It’s normal for teenagers to be moody at times. But when are an adolescent’s mood swings a sign of something more—like mental illness?
Mental illness is more common in teens than you think. But many types of mental illness are treatable, and it’s just a matter of pinpointing the diagnosis.
Six Facts About Mental Illness
Here are 6 facts about mental illness in teens that parents should be aware of.
Physicians define “mental illness” differently than most of us do
Physicians look at specific criteria in order to determine if a person has a mental illness.
For a person to be diagnosed with major depressive disorder, physicians generally look for depressed mood or a lack of interest in hobbies or recreational activities. However, in teens, these signs might show up as changes in their grades, a disinterest in friends, or out-of-character irritability. If at least one of those symptoms is present, additional criteria are assessed.
Additionally, five out of following seven symptoms are required for diagnosis:
- changes in sleep
- new onset of guilt
- changes in energy level
- changes in concentration or task completion
- changes in appetite
- changes in motivation
- thoughts of suicide
If a person has experienced five of those symptoms nearly every day, for at least two weeks, he or she might be diagnosed with major depressive disorder.
The lesson: If your teen has occasional episodes of anger or stays out late sometimes, it’s probably not a reason to be worried.
On the other hand, if those feelings persist and there are other unusual symptoms, it’s probably a good idea to talk to your doctor.
Warning signs of mental illness in teens vary depending on the condition
For most kids, one of the telltale signs is going to be a decline in grades, but there are other warning signs, as well.
Changes in social habits including pulling away from school, friends, and activities that your child has enjoyed participating in in the past could be another warning sign.
Generalized anxiety, social phobias, and depression also have their own unique symptoms.
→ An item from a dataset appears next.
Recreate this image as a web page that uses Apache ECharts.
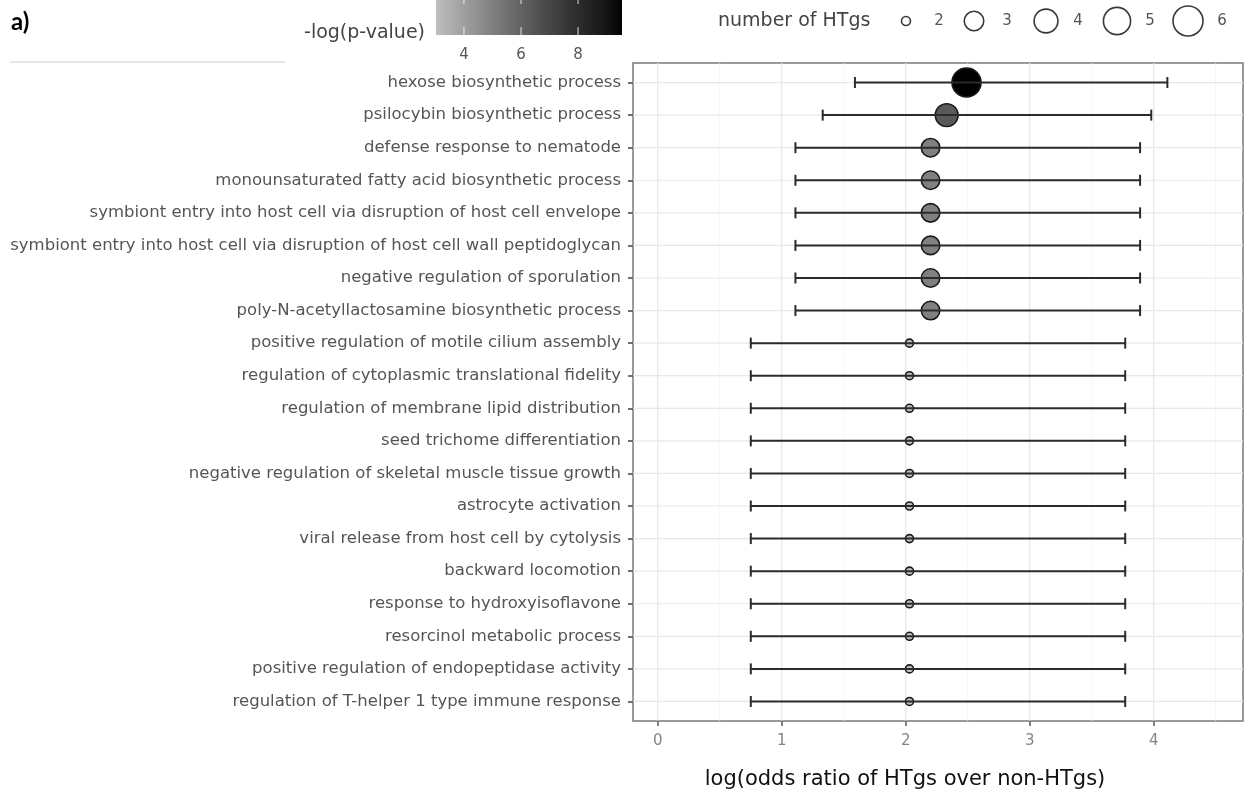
<!DOCTYPE html>
<html>
<head>
<meta charset="utf-8">
<script src="https://cdn.jsdelivr.net/npm/echarts@6/dist/echarts.min.js"></script>
<style>
html,body{margin:0;padding:0;background:#fff;}
#chart{width:1245px;height:797px;}
</style>
</head>
<body>
<div id="chart"></div>
<script>
// ---------------- data ----------------
const categories = [
  "hexose biosynthetic process",
  "psilocybin biosynthetic process",
  "defense response to nematode",
  "monounsaturated fatty acid biosynthetic process",
  "symbiont entry into host cell via disruption of host cell envelope",
  "symbiont entry into host cell via disruption of host cell wall peptidoglycan",
  "negative regulation of sporulation",
  "poly-N-acetyllactosamine biosynthetic process",
  "positive regulation of motile cilium assembly",
  "regulation of cytoplasmic translational fidelity",
  "regulation of membrane lipid distribution",
  "seed trichome differentiation",
  "negative regulation of skeletal muscle tissue growth",
  "astrocyte activation",
  "viral release from host cell by cytolysis",
  "backward locomotion",
  "response to hydroxyisoflavone",
  "resorcinol metabolic process",
  "positive regulation of endopeptidase activity",
  "regulation of T-helper 1 type immune response"
];
const logOdds = [2.49, 2.33, 2.20, 2.20, 2.20, 2.20, 2.20, 2.20,
  2.03, 2.03, 2.03, 2.03, 2.03, 2.03, 2.03, 2.03, 2.03, 2.03, 2.03, 2.03];
const ciLow = [1.59, 1.33, 1.11, 1.11, 1.11, 1.11, 1.11, 1.11,
  0.75, 0.75, 0.75, 0.75, 0.75, 0.75, 0.75, 0.75, 0.75, 0.75, 0.75, 0.75];
const ciHigh = [4.11, 3.98, 3.89, 3.89, 3.89, 3.89, 3.89, 3.89,
  3.77, 3.77, 3.77, 3.77, 3.77, 3.77, 3.77, 3.77, 3.77, 3.77, 3.77, 3.77];
const nHTgs = [6, 4, 3, 3, 3, 3, 3, 3, 2, 2, 2, 2, 2, 2, 2, 2, 2, 2, 2, 2];
const negLogP = [9.54, 6.35, 5.0, 5.0, 5.0, 5.0, 5.0, 5.0,
  3.02, 3.02, 3.02, 3.02, 3.02, 3.02, 3.02, 3.02, 3.02, 3.02, 3.02, 3.02];
const xTicks = [0, 1, 2, 3, 4];
const xMinor = [0.5, 1.5, 2.5, 3.5, 4.5];
const sizeBreaks = [2, 3, 4, 5, 6];
const colorBreaks = [4, 6, 8];

// ---------------- scales ----------------
const pMin = Math.min(...negLogP), pMax = Math.max(...negLogP);
function grayFor(p) {
  const t = (p - pMin) / (pMax - pMin);
  const L = 77 * (1 - t);              // Lab lightness from "grey" to black
  const Y = L > 8 ? Math.pow((L + 16) / 116, 3) : L / 903.3;
  const v = Y <= 0.0031308 ? 12.92 * Y : 1.055 * Math.pow(Y, 1 / 2.4) - 0.055;
  const g = Math.round(255 * Math.max(0, Math.min(1, v)));
  return 'rgb(' + g + ',' + g + ',' + g + ')';
}
function sizeFor(n) {
  return 8 + 21 * Math.sqrt((n - 2) / 4);
}

const rows = categories.map((c, i) => i);
const FONT = 'DejaVu Sans';
const X_MIN = -0.2, X_MAX = 4.72, Y_MIN = -0.6, Y_MAX = 19.6;

const chart = echarts.init(document.getElementById('chart'), null, {renderer: 'canvas'});

// ---------------- legends (graphics) ----------------
const graphics = [];
graphics.push({type: 'text', x: 11, y: 22, style: {text: 'a)', font: 'bold 24px Lato', fill: '#000', verticalAlign: 'middle'}});
graphics.push({type: 'line', shape: {x1: 10, y1: 62, x2: 285, y2: 62}, style: {stroke: '#e6e6e6', lineWidth: 2}});
// colour bar
const cbX = 436, cbW = 186, cbY = -4, cbH = 39;
const stops = [];
for (let k = 0; k <= 20; k++) {
  const p = pMin + (pMax - pMin) * k / 20;
  stops.push({offset: k / 20, color: grayFor(p)});
}
graphics.push({type: 'rect', shape: {x: cbX, y: cbY, width: cbW, height: cbH},
  style: {fill: new echarts.graphic.LinearGradient(0, 0, 1, 0, stops)}});
colorBreaks.forEach(b => {
  const x = cbX + (b - pMin) / (pMax - pMin) * cbW;
  graphics.push({type: 'line', shape: {x1: x, y1: cbY, x2: x, y2: cbY + 8}, style: {stroke: 'rgba(255,255,255,0.8)', lineWidth: 1}});
  graphics.push({type: 'line', shape: {x1: x, y1: cbY + cbH - 8, x2: x, y2: cbY + cbH}, style: {stroke: 'rgba(255,255,255,0.8)', lineWidth: 1}});
  graphics.push({type: 'text', x: x, y: 55, style: {text: String(b), font: '15px ' + FONT, fill: '#555', align: 'center', verticalAlign: 'middle'}});
});
graphics.push({type: 'text', x: 425, y: 33, style: {text: '-log(p-value)', font: '19px ' + FONT, fill: '#444', align: 'right', verticalAlign: 'middle'}});
// size legend
graphics.push({type: 'text', x: 718, y: 21, style: {text: 'number of HTgs', font: '19px ' + FONT, fill: '#444', align: 'left', verticalAlign: 'middle'}});
const legCx = [906, 974, 1046, 1117, 1188];
const legTx = [939, 1007, 1078, 1150, 1222];
sizeBreaks.forEach((s, k) => {
  graphics.push({type: 'circle', shape: {cx: legCx[k], cy: 21, r: sizeFor(s) / 2 + 0.5}, style: {fill: 'none', stroke: '#3a3a3a', lineWidth: 1.6}});
  graphics.push({type: 'text', x: legTx[k], y: 21, style: {text: String(s), font: '15px ' + FONT, fill: '#555', align: 'center', verticalAlign: 'middle'}});
});
// x axis title
graphics.push({type: 'text', x: 905, y: 780, style: {text: 'log(odds ratio of HTgs over non-HTgs)', font: '21px ' + FONT, fill: '#111', align: 'center', verticalAlign: 'middle'}});

// ---------------- option ----------------
const option = {
  animation: false,
  backgroundColor: '#fff',
  grid: {left: 633, top: 63, width: 610, height: 658, show: true, borderColor: '#7a7a7a', borderWidth: 1.5, backgroundColor: '#fff', containLabel: false},
  xAxis: {
    type: 'value', min: X_MIN, max: X_MAX, position: 'bottom',
    splitLine: {show: false},
    axisLine: {show: false, onZero: false},
    axisTick: {show: true, customValues: xTicks, length: 5, lineStyle: {color: '#555', width: 1.5}},
    axisLabel: {customValues: xTicks, color: '#858585', fontSize: 15, fontFamily: FONT, margin: 13}
  },
  yAxis: {
    type: 'value', inverse: true, min: Y_MIN, max: Y_MAX, position: 'left',
    splitLine: {show: false},
    axisLine: {show: false, onZero: false},
    axisTick: {show: true, customValues: rows, length: 5, lineStyle: {color: '#444', width: 1.5}},
    axisLabel: {customValues: rows, color: '#555', fontSize: 16.5, fontFamily: FONT, margin: 12,
      formatter: v => categories[Math.round(v)] || ''}
  },
  graphic: graphics,
  series: [
    {
      type: 'custom', name: 'vgrid', z: 1, silent: true,
      data: xMinor.map(v => [v, 0, 0]).concat(xTicks.map(v => [v, 0, 1])),
      renderItem: function (params, api) {
        const x = api.value(0), major = api.value(2) === 1;
        const a = api.coord([x, Y_MIN]), b = api.coord([x, Y_MAX]);
        return {type: 'line', shape: {x1: a[0], y1: a[1], x2: b[0], y2: b[1]},
          style: {stroke: major ? '#e6e6e6' : '#f3f3f3', lineWidth: major ? 1.2 : 0.8}};
      }
    },
    {
      type: 'custom', name: 'hgrid', z: 1, silent: true,
      data: rows.map(r => [0, r]),
      renderItem: function (params, api) {
        const y = api.value(1);
        const a = api.coord([X_MIN, y]), b = api.coord([X_MAX, y]);
        return {type: 'line', shape: {x1: a[0], y1: a[1], x2: b[0], y2: b[1]},
          style: {stroke: '#e8e8e8', lineWidth: 1.2}};
      }
    },
    {
      type: 'scatter', name: 'points', z: 3,
      data: rows.map(i => [logOdds[i], i, nHTgs[i], negLogP[i]]),
      symbol: 'circle',
      symbolSize: function (val) { return sizeFor(val[2]); },
      itemStyle: {
        color: function (params) { return grayFor(params.data[3]); },
        borderColor: '#1a1a1a', borderWidth: 1.6, opacity: 1
      }
    },
    {
      type: 'custom', name: 'errorbars', z: 4,
      data: rows.map(i => [ciLow[i], ciHigh[i], i]),
      renderItem: function (params, api) {
        const lo = api.value(0), hi = api.value(1), y = api.value(2);
        const a = api.coord([lo, y]), b = api.coord([hi, y]);
        const h = 5.5;
        const st = {stroke: '#2b2b2b', lineWidth: 2};
        return {type: 'group', children: [
          {type: 'line', shape: {x1: a[0], y1: a[1], x2: b[0], y2: b[1]}, style: st},
          {type: 'line', shape: {x1: a[0], y1: a[1] - h, x2: a[0], y2: a[1] + h}, style: st},
          {type: 'line', shape: {x1: b[0], y1: b[1] - h, x2: b[0], y2: b[1] + h}, style: st}
        ]};
      }
    }
  ]
};
chart.setOption(option);
</script>
</body>
</html>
Symptoms of generalized anxiety disorder include:
- Feeling restless, wound up, or on edge
- Becoming fatigued easily
- Struggling with concentration
- Experiencing irritability
- Feeling muscle tension
- Having difficulty keeping worry levels under control
- Struggling with sleep, such as difficulties falling asleep or staying asleep, or not feeling well-rested
Social anxiety disorder symptoms include:
- Feeling very anxious at the thought of being around others, and struggling to talk to other people
- Experiencing extreme self-consciousness and fear of humiliation, embarrassment, rejection, or offending people
- Worrying about being judged
- Feeling anxious days or even weeks ahead of a social event
- Avoiding places where other people will be
- Struggling to make and keep friends
- Blushing, sweating, or trembling around others
- Experiencing nausea around other people
And signs of depression include:
- Feeling persistently sad, anxious, or empty
- Experiencing hopelessness or pessimism
- Struggling with irritability
- Feeling guilty, worthless, or helpless
- Losing interest in hobbies or activities that used to be enjoyable
- Struggling with fatigue or lack of energy
- Moving and/or talking more slowly than usual
- Feeling restless
- Struggling with concentration, memory, and/or decision-making
- Experiencing unexplained changes in appetite or weight
- Having thoughts of death or suicide
- Unexplained aches or pains that don’t go away when treated
While at least some of these symptoms generally have to be present for several weeks or months before an accurate diagnosis can be made, sometimes, even just 2 weeks’ worth of symptoms is enough to consider a diagnosis.
Mental illness in teens is more common than people think—but also very treatable
Mental illness is preventable. However, in most cases, parents don’t bring the child in until after issues have been going on for months and months because they are in denial. Most parents feel that, “It can’t possibly be what’s happening to my child.”
You should talk to your teen if you’re concerned.
If your teen seems stressed or if there’s been a significant change in their behavior it’s best to address it in conversation with them first. It may not necessarily mean a psychiatric diagnosis like depression or anxiety, but it could still be a sign that there is something going on in their life that is acting as some type of stressor.